Après l’élan de la nation arc-en-ciel et la Commission vérité et réconciliation, l’Afrique du Sud connait néanmoins encore des formes de violences, inégalités et dysfonctionnements. Lynchages d’immigrés zimbabwéens, nigérians, éthiopiens ; recrudescence de l’homophobie ; viols correctifs (pour rééduquer les homosexuels) ; assassinats de mineurs grévistes par la police (à Marikana) ; taux de criminalité record, sécheresse et restriction d’eau potable (au Cap)… À ce climat tendu, Robyn Orlin répond alors par le burlesque, avec un spectacle en forme de solo, ou presque, dans une ambiance queer un peu déjantée. Face à une vidéo mettant en scène un sample de Vladimir Poutine esquissant un pas de danse, monté en boucle, et sur un fond de Requiem inachevé de Wolfgang Amadeus Mozart, en diva exacerbée, Albert Ibokwe Khoza, s’exclame : « Awww, Putin! Putin! Thank you for coming! » [Poutine, Merci d’être venu !].

Un « requiem pour l’humanité » : la performance unique d’Albert Ibokwe Khoza

Autour des sept péchés capitaux de la religion catholique (avarice, colère, envie, gourmandise, luxure, orgueil, paresse), And so you see… développe ainsi une pièce chorégraphique luxuriante et symbolique.
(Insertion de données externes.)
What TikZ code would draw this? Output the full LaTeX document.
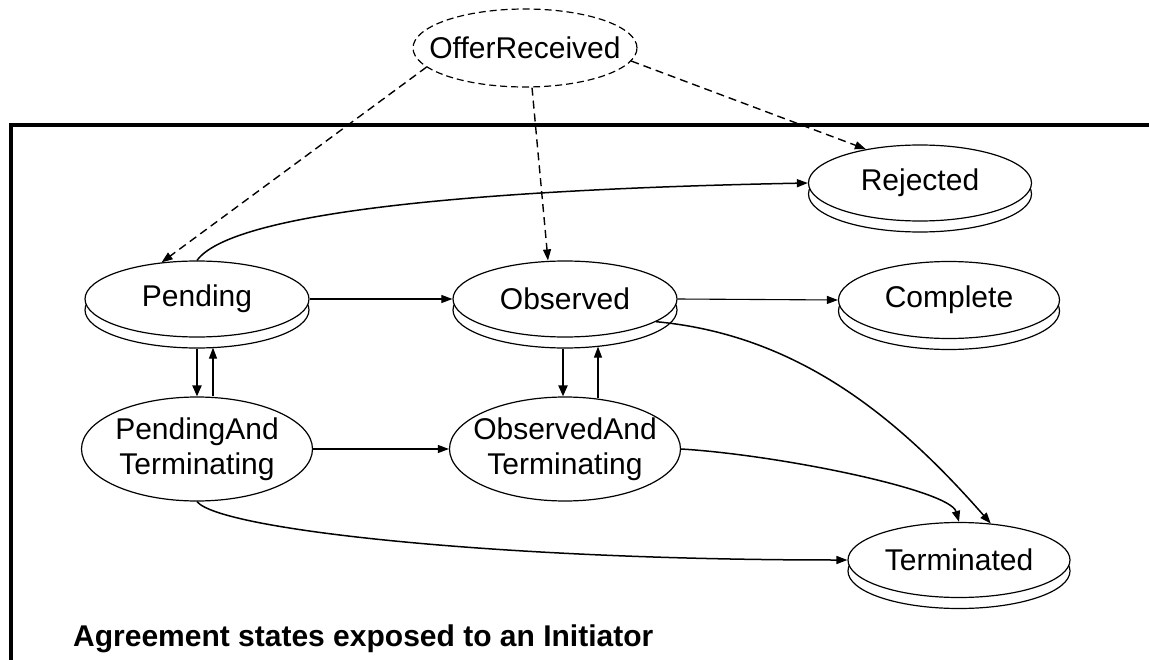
\documentclass[tikz,border=0pt]{standalone}
\usepackage{fontspec}
\setmainfont{Liberation Sans}
\usetikzlibrary{arrows.meta,shapes.geometric,shadows}
\begin{document}
\begin{tikzpicture}[x=1bp,y=-1bp,
  state/.style={ellipse,draw,line width=1.2bp,fill=white,inner ysep=0pt,inner xsep=-40bp,
    font=\fontsize{30bp}{35bp}\selectfont,align=center},
  stackstate/.style={state,general shadow={draw,fill=white,line width=1.2bp,shadow yshift=-11bp}},
  offerstate/.style={state,dash pattern=on 7bp off 4bp},
  arr/.style={line width=1.5bp,-{Triangle[length=11bp,width=8bp]}},
  thinarr/.style={line width=1.1bp,-{Triangle[length=11bp,width=8bp]}},
  thickarr/.style={line width=2.2bp,-{Triangle[length=11bp,width=9bp]}},
  dasharr/.style={line width=1.4bp,dash pattern=on 8bp off 5bp,-{Triangle[length=11bp,width=8bp]}},
  frameline/.style={line width=4bp}
]
\useasboundingbox (0,0) rectangle (1149,660);
\fill[white] (0,0) rectangle (1149,660);

% frame
\draw[frameline] (10.5,670) -- (10.5,125) -- (1160,125);

% states
\node[offerstate,minimum width=224bp,minimum height=78bp] (Offer) at (525,48) {OfferReceived};
\node[stackstate,minimum width=224bp,minimum height=76bp] (Pending) at (197,299) {Pending};
\node[stackstate,minimum width=224bp,minimum height=76bp] (Observed) at (565,299) {Observed};
\node[stackstate,minimum width=221bp,minimum height=77bp] (Complete) at (949,300) {Complete};
\node[stackstate,minimum width=223bp,minimum height=76bp] (Rejected) at (920,183) {Rejected};
\node[stackstate,minimum width=222bp,minimum height=75bp] (Terminated) at (959,560) {Terminated};
\node[state,minimum width=231bp,minimum height=104bp] (PAT) at (197,449) {PendingAnd\\Terminating};
\node[state,minimum width=231bp,minimum height=104bp] (OAT) at (565,449) {ObservedAnd\\Terminating};

% dashed transitions from OfferReceived
\draw[dasharr] (Offer.191) -- (Pending.134);
\draw[dasharr] ([xshift=7bp]Offer.south) -- ([xshift=-17bp]Observed.north);
\draw[dasharr] (Offer.-7) -- (Rejected.148);

% transitions
\draw[arr] (Pending.north) .. controls (230,215) and (450,190) .. (Rejected.west);
\draw[thinarr] (Pending.east) -- (Observed.west);
\draw[thinarr] (Observed.east) -- (Complete.west);
\draw[thickarr] ([yshift=-11bp]Pending.south) -- (PAT.north);
\draw[thinarr] ([xshift=16bp]PAT.north) -- ([xshift=16bp,yshift=-10bp]Pending.south);
\draw[thickarr] ([xshift=-2bp,yshift=-11bp]Observed.south) -- ([xshift=-2bp]OAT.north);
\draw[thinarr] ([xshift=33bp,yshift=-2bp]OAT.north) -- ([xshift=33bp,yshift=-9bp]Observed.south);
\draw[thinarr] (PAT.east) -- (OAT.west);
\draw[arr] (Observed.-14) .. controls (800,335) and (900,420) .. (Terminated.49);
\draw[arr] (OAT.east) .. controls (780,455) and (950,490) .. (Terminated.north);
\draw[arr] (PAT.south) .. controls (220,530) and (500,560) .. (Terminated.west);

% caption
\node[anchor=base west,inner sep=0pt,font=\bfseries\fontsize{30bp}{36bp}\selectfont] (caption) at (73,646) {Agreement states exposed to an Initiator};
\end{tikzpicture}
\end{document}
Et définitivement politique. Sur scène, un dispositif de projection vidéo importe le monde, tout en servant de dispositif autoréflexif. Entre conscience de soi et conscience des autres, And so you see… déploie, pour emprunter les mots de la chorégraphe Robyn Orlin, un « Requiem pour l’humanité ». Comme un contrepoint au Requiem inachevé, avec cette idée, peut-être, d’une humanité en construction. Entre humour acide, poésie et incantation adressée à une humanité qui se perd parfois de vue, And so you see… oscille ainsi entre l’humour et une forme de déchirure intense, presque incrédule.

Itinéraire du spectacle :
– Pôle-Sud, CDCN Strasbourg, dans le cadre du festival Extradanse, les 6 et 7 avril 2018.
– Maison de la Danse (Lyon), les 2 et 3 mars 2018.